GOAL -> Would you retype, exactly and without the pictures, the lines between the line holding "Reproduce this diagram with TikZ." and the line holding "(0,0) rectangle (17.94,11.28);", inclusive, and nothing else?

EXTRACTED DATA ->
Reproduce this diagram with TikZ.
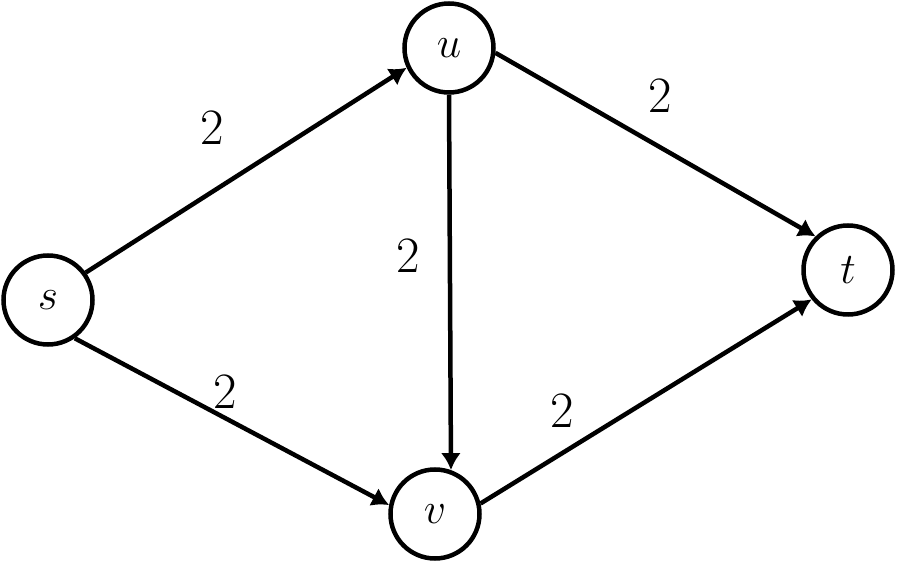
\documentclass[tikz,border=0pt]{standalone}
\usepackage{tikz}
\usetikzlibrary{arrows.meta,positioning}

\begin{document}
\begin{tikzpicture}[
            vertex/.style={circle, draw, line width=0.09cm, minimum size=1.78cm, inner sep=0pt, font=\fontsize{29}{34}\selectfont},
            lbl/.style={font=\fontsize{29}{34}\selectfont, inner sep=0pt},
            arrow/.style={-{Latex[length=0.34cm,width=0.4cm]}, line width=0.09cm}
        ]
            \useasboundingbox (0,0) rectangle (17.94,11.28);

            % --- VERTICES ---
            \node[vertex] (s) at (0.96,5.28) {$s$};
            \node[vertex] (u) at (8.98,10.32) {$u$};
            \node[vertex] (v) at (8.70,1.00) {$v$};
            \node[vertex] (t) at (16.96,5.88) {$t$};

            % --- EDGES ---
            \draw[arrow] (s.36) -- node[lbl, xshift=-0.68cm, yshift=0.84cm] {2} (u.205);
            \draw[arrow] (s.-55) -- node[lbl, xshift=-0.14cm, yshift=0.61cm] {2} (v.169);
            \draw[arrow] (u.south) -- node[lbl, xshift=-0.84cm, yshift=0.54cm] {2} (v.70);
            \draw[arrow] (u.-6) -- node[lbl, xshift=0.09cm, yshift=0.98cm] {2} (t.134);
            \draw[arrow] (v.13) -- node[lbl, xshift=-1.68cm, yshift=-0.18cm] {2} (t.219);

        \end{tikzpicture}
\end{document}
---
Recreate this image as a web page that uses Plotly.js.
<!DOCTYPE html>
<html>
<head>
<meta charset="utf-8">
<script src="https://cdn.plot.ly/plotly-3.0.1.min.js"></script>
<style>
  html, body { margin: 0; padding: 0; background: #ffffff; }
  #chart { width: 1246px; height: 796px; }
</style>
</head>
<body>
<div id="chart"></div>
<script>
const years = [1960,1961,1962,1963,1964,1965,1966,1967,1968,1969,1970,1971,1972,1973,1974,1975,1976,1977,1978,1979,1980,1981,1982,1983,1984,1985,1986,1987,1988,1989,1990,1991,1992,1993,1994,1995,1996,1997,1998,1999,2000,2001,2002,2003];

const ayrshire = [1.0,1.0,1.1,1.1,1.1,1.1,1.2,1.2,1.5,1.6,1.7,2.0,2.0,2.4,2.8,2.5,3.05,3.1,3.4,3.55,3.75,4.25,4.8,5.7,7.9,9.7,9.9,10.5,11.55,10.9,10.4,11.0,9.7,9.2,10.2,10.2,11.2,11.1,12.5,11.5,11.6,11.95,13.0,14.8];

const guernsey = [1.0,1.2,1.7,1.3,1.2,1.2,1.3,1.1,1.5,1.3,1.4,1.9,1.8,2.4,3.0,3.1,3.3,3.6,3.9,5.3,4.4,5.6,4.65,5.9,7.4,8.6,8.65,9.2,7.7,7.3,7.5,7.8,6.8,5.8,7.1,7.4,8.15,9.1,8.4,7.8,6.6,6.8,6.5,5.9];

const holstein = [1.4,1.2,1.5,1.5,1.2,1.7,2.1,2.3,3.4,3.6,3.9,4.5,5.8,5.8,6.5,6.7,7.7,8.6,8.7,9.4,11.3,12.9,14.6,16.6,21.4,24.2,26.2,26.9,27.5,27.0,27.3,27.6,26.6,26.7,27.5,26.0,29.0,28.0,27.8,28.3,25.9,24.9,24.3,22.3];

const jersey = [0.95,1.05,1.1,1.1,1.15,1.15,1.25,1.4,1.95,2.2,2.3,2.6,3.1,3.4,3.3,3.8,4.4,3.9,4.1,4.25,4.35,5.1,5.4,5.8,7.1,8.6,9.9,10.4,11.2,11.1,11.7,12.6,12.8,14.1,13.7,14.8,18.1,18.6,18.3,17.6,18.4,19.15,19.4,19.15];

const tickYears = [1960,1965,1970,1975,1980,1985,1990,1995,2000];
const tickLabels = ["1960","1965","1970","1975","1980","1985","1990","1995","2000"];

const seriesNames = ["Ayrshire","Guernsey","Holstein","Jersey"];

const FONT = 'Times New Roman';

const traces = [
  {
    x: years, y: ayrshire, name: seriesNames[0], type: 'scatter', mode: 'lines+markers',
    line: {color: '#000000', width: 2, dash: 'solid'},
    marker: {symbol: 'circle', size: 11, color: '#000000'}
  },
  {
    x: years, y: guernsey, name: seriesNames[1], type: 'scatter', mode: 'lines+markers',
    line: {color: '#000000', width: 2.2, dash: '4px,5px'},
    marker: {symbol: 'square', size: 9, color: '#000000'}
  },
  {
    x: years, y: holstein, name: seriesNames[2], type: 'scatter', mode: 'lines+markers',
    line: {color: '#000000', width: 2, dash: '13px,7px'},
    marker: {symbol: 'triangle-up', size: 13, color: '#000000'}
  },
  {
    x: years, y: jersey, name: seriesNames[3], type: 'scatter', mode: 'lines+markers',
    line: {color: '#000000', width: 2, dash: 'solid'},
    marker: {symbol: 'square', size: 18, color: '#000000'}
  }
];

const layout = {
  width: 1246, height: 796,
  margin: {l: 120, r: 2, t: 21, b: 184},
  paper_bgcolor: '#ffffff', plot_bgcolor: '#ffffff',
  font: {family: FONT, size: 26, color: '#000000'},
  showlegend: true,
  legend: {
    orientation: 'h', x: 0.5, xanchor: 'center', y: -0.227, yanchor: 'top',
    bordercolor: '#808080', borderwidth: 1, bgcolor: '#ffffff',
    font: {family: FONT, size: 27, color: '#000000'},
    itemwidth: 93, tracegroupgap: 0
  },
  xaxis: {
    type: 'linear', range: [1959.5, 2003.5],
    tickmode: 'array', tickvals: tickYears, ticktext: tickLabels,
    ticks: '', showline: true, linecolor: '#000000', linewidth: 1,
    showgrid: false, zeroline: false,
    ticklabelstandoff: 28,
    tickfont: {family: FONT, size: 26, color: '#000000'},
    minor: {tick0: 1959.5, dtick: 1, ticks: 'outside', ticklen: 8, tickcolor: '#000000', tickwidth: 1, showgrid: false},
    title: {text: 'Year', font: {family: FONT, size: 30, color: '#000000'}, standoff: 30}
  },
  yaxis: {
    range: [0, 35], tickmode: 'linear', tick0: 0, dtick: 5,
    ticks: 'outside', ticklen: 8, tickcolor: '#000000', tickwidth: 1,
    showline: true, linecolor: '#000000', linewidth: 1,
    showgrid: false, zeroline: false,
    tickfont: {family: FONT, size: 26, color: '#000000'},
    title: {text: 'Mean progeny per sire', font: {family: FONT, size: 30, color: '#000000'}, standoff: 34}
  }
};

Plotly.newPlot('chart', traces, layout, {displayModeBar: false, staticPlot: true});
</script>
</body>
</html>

THE COMPLETED TASK ->
Reproduce this diagram with TikZ.
\documentclass[tikz,border=0pt]{standalone}
\usepackage{tikz}
\usetikzlibrary{arrows.meta,positioning}

\begin{document}
\begin{tikzpicture}[
            vertex/.style={circle, draw, line width=0.09cm, minimum size=1.78cm, inner sep=0pt, font=\fontsize{29}{34}\selectfont},
            lbl/.style={font=\fontsize{29}{34}\selectfont, inner sep=0pt},
            arrow/.style={-{Latex[length=0.34cm,width=0.4cm]}, line width=0.09cm}
        ]
            \useasboundingbox (0,0) rectangle (17.94,11.28);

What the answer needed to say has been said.